This Elizabeth Larson photo was made at our Greensboro, North Carolina, bungalow on September 25, 2010, our wedding day. My English cocker spaniel, Pinot Noir, wearing pearls, had waited for us to return from the church ceremony for our backyard reception.
Less than two years’ time after, Pinot had given her heart to my wife Mary Leigh as completely as Mary Leigh had given hers to her. The two were inseparable. Acquaintances refused to believe Pinot had ever been my dog, though I had raised her from a puppy.
But mine she had been, for eight years. She was quite the farm dog in those days. She spent most her time in summer neck deep in pond water and marsh grass, hunting the occasional frog or snake. In fall I kept her coat clipped close, for she was ever scampering through cockleburs and Spanish needles. She loved nothing better in winter than to wallow in snow, forming odd-shaped angels, until her coat and paws were a tangle of rattling ice balls.
She happily became Mary Leigh’s diva. Lavished with attention and ease, she still tolerated my boisterous ministrations, but barely. She preferred trips to Mary Leigh’s hairdresser, where she sneered at the shop dog, a lowly Chihuahua. She slept in her place of honor on the desk pad alongside Mary Leigh’s computer. The balance of her hours she passed sprawled on Mary Leigh’s lap, demanding a tummy rub.
That all ended April 6, 2017, when she passed away at the age of fifteen. Mary Leigh wrapped her in one of her favorite blankets when we picked her up at the vet’s, and held her in her arms as I drove home. She held her in a chair in the Florida room, carefully tucking the blanket around her as the sun set and tree frogs sang in the limbs of the pines and blue shadows crept through the palmettos of the back yard, until finally, all the warmth had left her small body. Only then did Mary Leigh allow me to bury her.

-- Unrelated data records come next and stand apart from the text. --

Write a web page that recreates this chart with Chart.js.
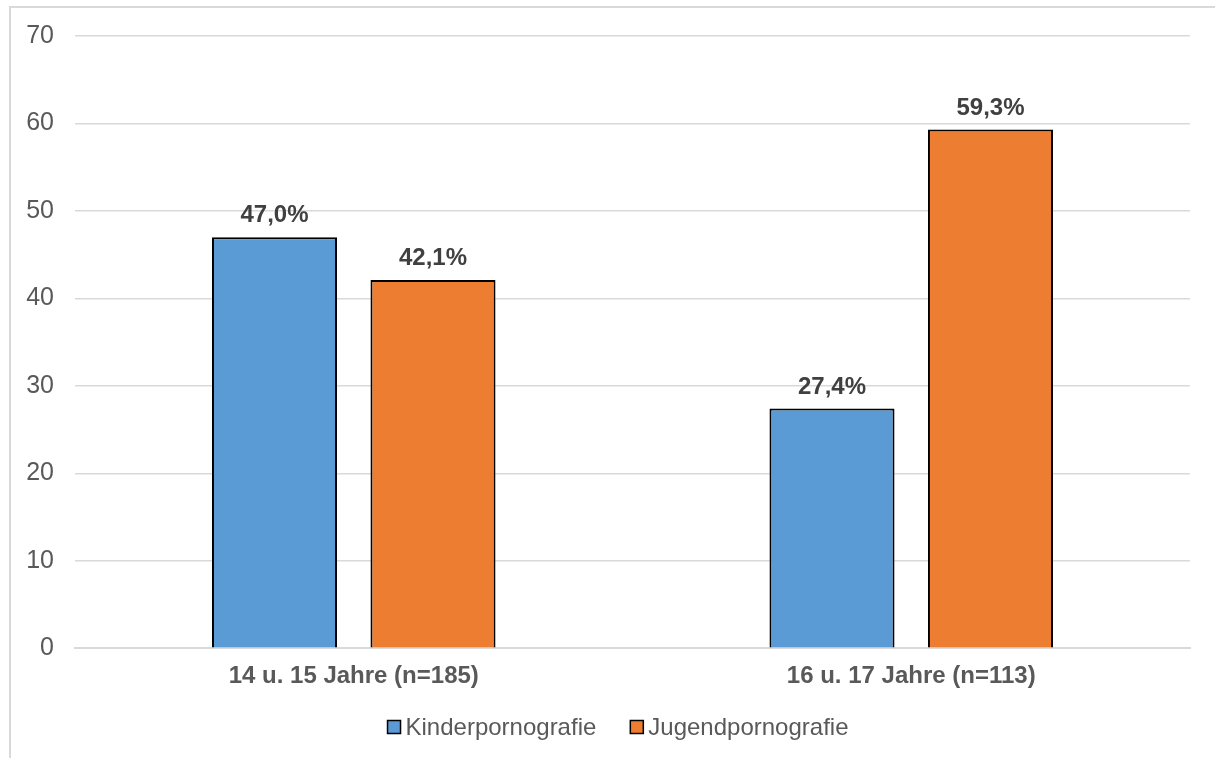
<!DOCTYPE html>
<html>
<head>
<meta charset="utf-8">
<script src="https://cdn.jsdelivr.net/npm/chart.js@4"></script>
<style>
  html, body { margin: 0; padding: 0; background: #fff; overflow: hidden; }
  #wrap { position: relative; width: 1215px; height: 758px; }
  #frame { position: absolute; left: 9px; top: 6px; width: 1220px; height: 770px;
           border-top: 2px solid #d9d9d9; border-left: 2px solid #d9d9d9; box-sizing: border-box; }
  canvas { position: absolute; left: 0; top: 0; }
</style>
</head>
<body>
<div id="wrap">
  <div id="frame"></div>
  <canvas id="chart" width="1215" height="758"></canvas>
</div>
<script>
// Daten
const categories = ['14 u. 15 Jahre (n=185)', '16 u. 17 Jahre (n=113)'];
const kinder = [47.0, 27.4];
const jugend = [42.1, 59.3];
const yTicks = [0, 10, 20, 30, 40, 50, 60, 70];

const FONT = "'Liberation Sans', Arial, sans-serif";

// Prozentwerte über den Balken
const valueLabels = {
    id: 'valueLabels',
    afterDatasetsDraw(chart) {
        const ctx = chart.ctx;
        ctx.save();
        ctx.font = 'bold 24px ' + FONT;
        ctx.fillStyle = '#404040';
        ctx.textAlign = 'center';
        ctx.textBaseline = 'alphabetic';
        chart.data.datasets.forEach((ds, i) => {
            chart.getDatasetMeta(i).data.forEach((bar, j) => {
                const txt = ds.data[j].toFixed(1).replace('.', ',') + '%';
                ctx.fillText(txt, bar.x, bar.y - 15);
            });
        });
        ctx.restore();
    }
};

// Legende unten, wie im Original (kleines Kästchen, enger Abstand zum Text)
const bottomLegend = {
    id: 'bottomLegend',
    afterDraw(chart) {
        const ctx = chart.ctx;
        ctx.save();
        ctx.font = '24px ' + FONT;
        ctx.textBaseline = 'middle';
        const box = 13, gapText = 5, gapItem = 34;
        const items = chart.data.datasets.map(ds => ({
            label: ds.label, color: ds.backgroundColor, w: ctx.measureText(ds.label).width
        }));
        let total = 0;
        items.forEach((it, i) => { total += box + gapText + it.w + (i ? gapItem : 0); });
        let x = 618 - total / 2;
        const y = 727;
        items.forEach(it => {
            ctx.fillStyle = it.color;
            ctx.fillRect(x, y - box / 2, box, box);
            ctx.strokeStyle = '#000';
            ctx.lineWidth = 1.5;
            ctx.strokeRect(x, y - box / 2, box, box);
            ctx.fillStyle = '#595959';
            ctx.textAlign = 'left';
            ctx.fillText(it.label, x + box + gapText, y + 1);
            x += box + gapText + it.w + gapItem;
        });
        ctx.restore();
    }
};

new Chart(document.getElementById('chart').getContext('2d'), {
    type: 'bar',
    data: {
        labels: categories,
        datasets: [
            {
                label: 'Kinderpornografie',
                data: kinder,
                backgroundColor: '#5b9bd5',
                borderColor: '#000',
                borderWidth: 2,
                borderSkipped: 'bottom'
            },
            {
                label: 'Jugendpornografie',
                data: jugend,
                backgroundColor: '#ed7d31',
                borderColor: '#000',
                borderWidth: 2,
                borderSkipped: 'bottom'
            }
        ]
    },
    options: {
        responsive: false,
        animation: false,
        categoryPercentage: 0.5686,
        barPercentage: 0.789,
        layout: { padding: { top: 35, right: 25, left: 0, bottom: 53 } },
        plugins: {
            legend: { display: false },
            tooltip: { enabled: false }
        },
        scales: {
            x: {
                grid: { display: false, drawTicks: false },
                border: { display: true, color: '#d9d9d9', width: 2 },
                ticks: {
                    color: '#595959',
                    padding: 14,
                    font: { family: FONT, size: 24, weight: 'bold' }
                }
            },
            y: {
                min: 0,
                max: 70,
                afterFit(scale) { scale.width = 75; },
                afterBuildTicks(scale) { scale.ticks = yTicks.map(v => ({ value: v })); },
                grid: { color: '#d9d9d9', lineWidth: 1.5, drawTicks: false },
                border: { display: false },
                ticks: {
                    color: '#595959',
                    padding: 21,
                    font: { family: FONT, size: 25 }
                }
            }
        }
    },
    plugins: [valueLabels, bottomLegend]
});
</script>
</body>
</html>
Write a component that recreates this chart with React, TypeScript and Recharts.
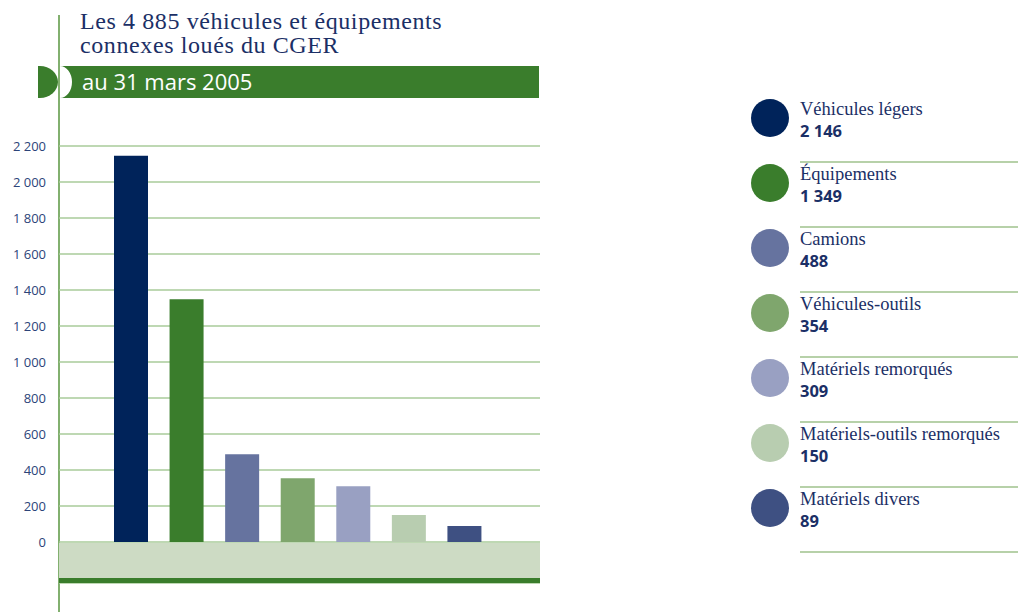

When dogs die they take some of the joy in life along with them. But they aren’t greedy. They take just enough so whenever you think of them, you feel longing. This is true, even when I think of the farm dogs I had decades ago as a boy. But Pinot’s passing has been especially difficult.
My wife’s anguish was so great I did not know if I could console her. But I was able to. And she consoled my grief. In her end, the little black dog who had once been mine made each of us stronger, and stronger together.